The crypto industry’s massive political spending in 2024 has bought many politicians willing to agree to whatever light-touch regulations they seek. This has sparked interest in crypto among some investors, who see all this as a green light to invest in crypto’s vaunted claims of innovation.
However, the industry’s systemic problems that caused the 2022 crypto market crash, wiping out $2 trillion in investor funds, are still present. Fraud, double-dealing, backroom deals, risky loans, poor management, money laundering, daily hacks and other problems are the rule in crypto markets, not the exception.
For example, studies suggest most people have lost money on their crypto investments. Many of the tens of thousands of crypto tokens introduced annually go to “zero” in value. Crypto markets are full of fake trading — as much as 70 percent — orchestrated by insiders to boost tokens or prices artificially and cheat unsuspecting investors. Last year, consumers reported $9.3 billion in losses due to crypto-related financial crime to the FBI — a 100% increase from the previous year, but still likely a significant undercount, given many financial crime victims fail to report out of shame.

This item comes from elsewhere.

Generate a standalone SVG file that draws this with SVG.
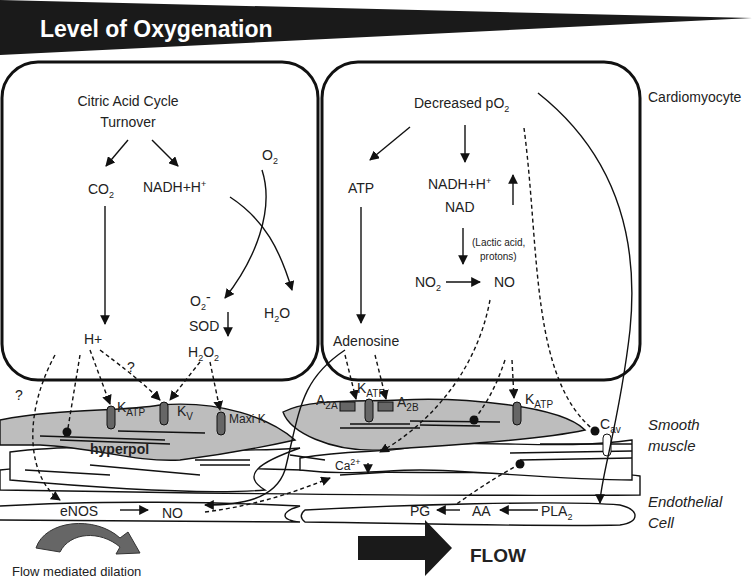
<svg xmlns="http://www.w3.org/2000/svg" width="752" height="582" viewBox="0 0 752 582">
<defs>
<marker id="ah" viewBox="0 0 10 10" refX="9" refY="5" markerWidth="7" markerHeight="7" orient="auto-start-reverse"><path d="M0,0 L10,5 L0,10 z" fill="#111"/></marker>
<style>
text{font-family:"Liberation Sans",Arial,sans-serif;font-size:14px;fill:#222}
.box{fill:none;stroke:#111;stroke-width:3}
.a{fill:none;stroke:#111;stroke-width:1.4;marker-end:url(#ah)}
.d{fill:none;stroke:#111;stroke-width:1.4;stroke-dasharray:4 3;marker-end:url(#ah)}
.dn{fill:none;stroke:#111;stroke-width:1.4;stroke-dasharray:4 3}
.l{fill:none;stroke:#111;stroke-width:1.4}
.sm{fill:#bdbdbd;stroke:#111;stroke-width:1.4}
.cell{fill:#fff;stroke:#111;stroke-width:1.4}
.ch{fill:#666;stroke:#111;stroke-width:1}
.it{font-style:italic;font-size:15px}
.s{font-size:9px}
</style>
</defs>
<g id="banner"><path d="M0,0 L752,18 L0,55 z" fill="#1a1a1a"/><text x="40" y="37" style="font-size:23px;font-weight:bold;fill:#fff">Level of Oxygenation</text></g>

<g id="tissue">
<path class="cell" d="M0,470 C100,460 250,470 380,472 C500,474 600,470 640,476 L640,495 C500,496 300,495 0,490 z"/>
<path class="cell" d="M10,452 C100,440 220,455 300,448 C260,462 240,475 265,490 C200,495 100,488 10,480 z"/>
<path class="sm" d="M0,420 C60,408 120,412 160,405 C220,400 270,418 295,440 C250,450 220,455 180,460 C130,462 100,448 40,445 L0,445 z"/>
<path class="cell" d="M300,458 C360,448 380,455 420,445 C500,440 560,450 632,440 L632,480 C560,480 470,470 420,470 C380,470 350,476 300,470 z"/>
<path class="sm" d="M283,412 C310,398 360,402 400,400 C460,397 560,405 585,430 C540,440 450,445 380,450 C330,452 290,432 283,412 z"/>
<path class="l" d="M40,436 L165,440 M118,431 L205,433 M60,440 L170,444 M340,428 L420,428 M350,424 L410,424 M410,421 L500,422 M420,425 L480,426 M25,470 L110,475 M90,465 L200,475 M195,460 L250,460 M200,465 L250,465 M290,455 L325,460 M340,475 L390,472 M510,453 L632,451 M520,460 L632,458 M540,444 L632,444"/>
</g>

<g id="endo">
<path class="cell" d="M0,506 C100,500 220,502 300,506 C280,512 280,520 300,522 L0,520"/>
<path class="cell" d="M305,510 C400,505 560,500 620,505 C640,510 640,522 620,525 C540,527 400,523 305,522 C300,518 300,514 305,510 z"/>
</g>

<g id="leftbox">
<rect class="box" x="2" y="62" width="316" height="318" rx="36"/>
<text x="128" y="106" text-anchor="middle">Citric Acid Cycle</text>
<text x="128" y="127" text-anchor="middle">Turnover</text>
<text x="88" y="194">CO<tspan dy="4" class="s">2</tspan></text>
<text x="143" y="192">NADH+H<tspan dy="-5" class="s">+</tspan></text>
<text x="262" y="160">O<tspan dy="4" class="s">2</tspan></text>
<text x="264" y="318">H<tspan dy="4" class="s">2</tspan><tspan dy="-4">O</tspan></text>
<text x="190" y="306">O<tspan dy="4" class="s">2</tspan><tspan dy="-8">-</tspan></text>
<text x="189" y="331">SOD</text>
<text x="188" y="357">H<tspan dy="4" class="s">2</tspan><tspan dy="-4">O</tspan><tspan dy="4" class="s">2</tspan></text>
<text x="84" y="344">H+</text>
</g>

<g id="rightbox">
<rect class="box" x="322" y="62" width="318" height="318" rx="36"/>
<text x="414" y="108">Decreased pO<tspan dy="4" class="s">2</tspan></text>
<text x="348" y="193">ATP</text>
<text x="428" y="189">NADH+H<tspan dy="-5" class="s">+</tspan></text>
<text x="445" y="212">NAD</text>
<text x="472" y="246" style="font-size:10px">(Lactic acid,</text>
<text x="480" y="260" style="font-size:10px">protons)</text>
<text x="415" y="287">NO<tspan dy="4" class="s">2</tspan></text>
<text x="494" y="287">NO</text>
<text x="333" y="346">Adenosine</text>
<text x="648" y="102">Cardiomyocyte</text>
</g>

<g id="channels">
<rect class="ch" x="107" y="406" width="8" height="23" rx="4"/>
<rect class="ch" x="160" y="402" width="8" height="23" rx="4"/>
<rect class="ch" x="217" y="412" width="8" height="23" rx="4"/>
<rect class="ch" x="340" y="402" width="15" height="9"/>
<rect class="ch" x="365" y="399" width="8" height="23" rx="4"/>
<rect class="ch" x="378" y="402" width="15" height="9"/>
<rect class="ch" x="513" y="402" width="8" height="23" rx="4"/>
<rect x="603" y="434" width="8" height="22" rx="4" fill="#fff" stroke="#111"/>
<circle cx="67" cy="432" r="4.5" fill="#111"/>
<circle cx="474" cy="420" r="4.5" fill="#111"/>
<circle cx="595" cy="431" r="4.5" fill="#111"/>
<circle cx="520" cy="464" r="4.5" fill="#111"/>
<text x="117" y="412">K<tspan dy="4" style="font-size:10px">ATP</tspan></text>
<text x="177" y="416">K<tspan dy="4" style="font-size:10px">V</tspan></text>
<text x="229" y="423" style="font-size:12px">Maxi K</text>
<text x="316" y="405">A<tspan dy="4" style="font-size:10px">2A</tspan></text>
<text x="357" y="393">K<tspan dy="4" style="font-size:10px">ATP</tspan></text>
<text x="397" y="407">A<tspan dy="4" style="font-size:10px">2B</tspan></text>
<text x="525" y="404">K<tspan dy="4" style="font-size:10px">ATP</tspan></text>
<text x="600" y="429">C<tspan dy="4" style="font-size:10px">av</tspan></text>
<text x="90" y="454" style="font-weight:bold">hyperpol</text>
<text x="335" y="470" style="font-size:12px">Ca<tspan dy="-5" class="s">2+</tspan></text>
<path class="a" d="M368,463 L368,473"/>
<text x="15" y="400">?</text>
<text x="127" y="372">?</text>
</g>

<g id="labels">
<text x="60" y="516">eNOS</text>
<text x="162" y="518">NO</text>
<text x="410" y="516">PG</text>
<text x="472" y="516">AA</text>
<text x="541" y="516">PLA<tspan dy="4" class="s">2</tspan></text>
<text x="648" y="430" class="it">Smooth</text>
<text x="648" y="451" class="it">muscle</text>
<text x="648" y="507" class="it">Endothelial</text>
<text x="648" y="528" class="it">Cell</text>
<text x="12" y="576" style="font-size:13px">Flow mediated dilation</text>
<text x="470" y="562" style="font-size:19px;font-weight:bold">FLOW</text>
<path d="M358,536 L425,536 L425,520 L452,548 L425,576 L425,560 L358,560 z" fill="#1a1a1a"/>
<path d="M36,548 C45,520 95,515 120,538 L128,532 L140,553 L116,554 L120,547 C100,530 70,532 60,552 z" fill="#666" stroke="#333"/>
</g>

<g id="connectors">
<path class="a" d="M128,140 L106,166"/>
<path class="a" d="M152,140 L178,166"/>
<path class="a" d="M105,206 L105,324"/>
<path class="a" d="M230,197 C265,220 280,250 292,290"/>
<path class="a" d="M262,170 C275,210 255,260 225,298"/>
<path class="a" d="M228,312 L228,336"/>
<path class="a" d="M410,127 L370,160"/>
<path class="a" d="M465,125 L465,162"/>
<path class="a" d="M513,205 L513,175"/>
<path class="a" d="M463,228 L463,264"/>
<path class="a" d="M446,282 L480,282"/>
<path class="a" d="M361,207 L361,323"/>
<path class="a" d="M120,510 L148,510"/>
<path class="a" d="M460,510 L437,510"/>
<path class="a" d="M538,510 L500,510"/>
<path class="a" d="M538,93 C610,150 640,230 630,330 C620,420 600,480 600,503"/>
<path class="a" d="M345,350 C300,380 300,410 285,470 C275,500 240,505 205,505"/>
<path class="d" d="M90,350 L110,404"/>
<path class="d" d="M100,350 C140,380 150,390 160,400"/>
<path class="d" d="M200,362 L170,400"/>
<path class="d" d="M210,362 L220,410"/>
<path class="dn" d="M80,355 L68,428"/>
<path class="d" d="M55,355 C20,420 30,480 60,500"/>
<path class="d" d="M345,355 L356,399"/>
<path class="d" d="M375,355 L386,399"/>
<path class="d" d="M512,360 L514,398"/>
<path class="dn" d="M524,128 C540,250 530,380 595,431"/>
<path class="d" d="M490,300 C475,380 420,430 380,452"/>
<path class="dn" d="M505,360 C495,390 485,405 474,420"/>
<path class="d" d="M205,512 C260,505 300,490 330,478"/>
<path class="dn" d="M520,464 C490,480 470,495 455,505"/>
</g>
</svg>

Given this, why would anyone suggest it’s wise to use public funds to set aside crypto assets as “reserves”? It’s like stockpiling poker chips and hoping whoever’s gambling with them wins big.
The main argument for a crypto reserve is that the numbers, allegedly, will go up. Big crypto assets like Bitcoin are said to appreciate over time, which boosters claim makes them a hedge against inflation or market turmoil.
However, the data disputes such claims: crypto prices, including Bitcoin, tend to correlate with traditional financial markets. Many crypto assets are highly volatile, dropping in value dramatically with little warning, not to mention all the fraud. How does all that risk square with governments’ responsibility to manage public funds prudently, for the long term? The answer is it doesn’t.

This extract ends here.